From original oils, Glynda expanded her decorative paintings into limited and open edition prints and her collection at JC Penney. The Browsing Post in Heber Springs houses her gallery. Spacious stores in Factory Shoppes at Branson Meadows in Branson, Missouri, and in Heber Springs bear the Glynda Turley name.
The Turleys travel approximately nine months each year. As the artist, Glynda receives the applause, but she quickly acknowledges that she could not do her job without her family. “Their support allows me to paint and market my work,” she says.

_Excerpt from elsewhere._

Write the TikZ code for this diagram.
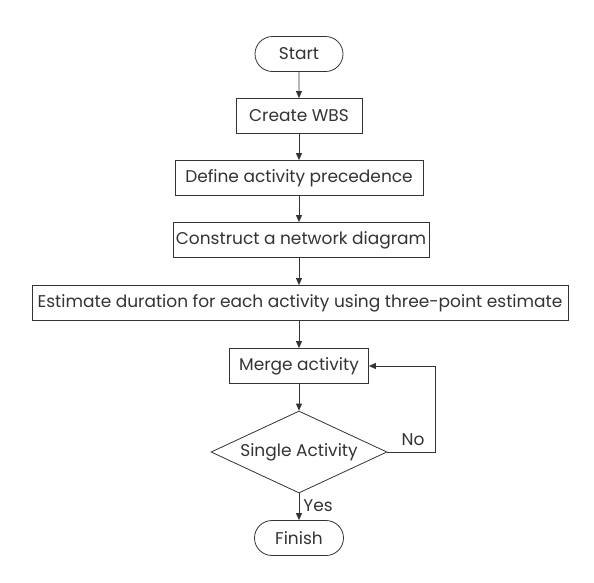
\documentclass[tikz,border=0pt]{standalone}
\usepackage{fontspec}
\setmainfont{Poppins}
\usetikzlibrary{shapes.geometric,shapes.misc,arrows.meta}
\tikzset{
  x=1pt,y=-1pt,
  every node/.style={font=\fontsize{17}{19}\selectfont, text=black!80},
  base/.style={draw=black!80, line width=0.8pt, inner sep=0pt},
  procbox/.style={base, rectangle, minimum height=35pt},
  term/.style={base, rounded rectangle, minimum height=35pt, minimum width=88pt},
  decision/.style={base, diamond, minimum width=176pt, minimum height=82pt, aspect=2.15},
  flow/.style={draw=black!80, line width=0.8pt, -{Triangle[length=7pt,width=6pt]}},
  lbl/.style={inner sep=1pt}
}
\begin{document}
\begin{tikzpicture}
\useasboundingbox (0,0) rectangle (594,582);
\node[term] (start) at (299,54) {Start};
\node[procbox, minimum width=126pt] (wbs) at (299,116) {Create WBS};
\node[procbox, minimum width=248pt] (prec) at (299,178) {Define activity precedence};
\node[procbox, minimum width=256pt] (net) at (301,240) {Construct a network diagram};
\node[procbox, minimum width=536pt] (est) at (300,303) {Estimate duration for each activity using three-point estimate};
\node[procbox, minimum width=139pt] (merge) at (299,366) {Merge activity};
\node[decision] (dec) at (299,452) {Single Activity};
\node[term, minimum width=89pt] (fin) at (299,538) {Finish};
\coordinate (loopc) at (435,452);
\coordinate (loopt) at (435,366);
\draw[flow] (start) -- (wbs);
\draw[flow] (wbs) -- (prec);
\draw[flow] (prec) -- (net.north -| prec.south);
\draw[flow] (net.south -| prec.south) -- (est.north -| prec.south);
\draw[flow] (est.south -| merge.north) -- (merge);
\draw[flow] (merge) -- (dec);
\draw[flow] (dec.south) -- (fin.north) node[lbl, pos=0.45, right=3pt] {Yes};
\draw[flow] (dec.east) -- (loopc) -- (loopt) -- (merge.east);
\node[lbl] (no) at (413,440) {No};
\end{tikzpicture}
\end{document}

The artist often immortalizes her family with their images painted into her work. “Circle of Friends” stirs Glynda’s memory of her own son, kneeling with curiosity to observe the tiny details of a rabbit’s ears. “Flowers For Mommy” captures her daughter accepting flowers from her young son. “Fishing on the Little Red River” with Sugar Loaf mountain as a backdrop depicts her husband, son-in-law, and two grandsons netting fish.
In “Secret Garden II,” three children playfully pose under an arbor of trailing blossoms. Glynda points out: “This is my house and these are my grandchildren. But I don’t grow flowers!”
Glynda describes her artwork as, ”... romantic nostalgia.” With a contagious laugh, the animated artist, noting her love for the Victorian era, admits that she possibly lives in the wrong century.
She says, “My ideas come from my romantic imagination, my family, my travels, or simply looking out the window of my upstairs studio.”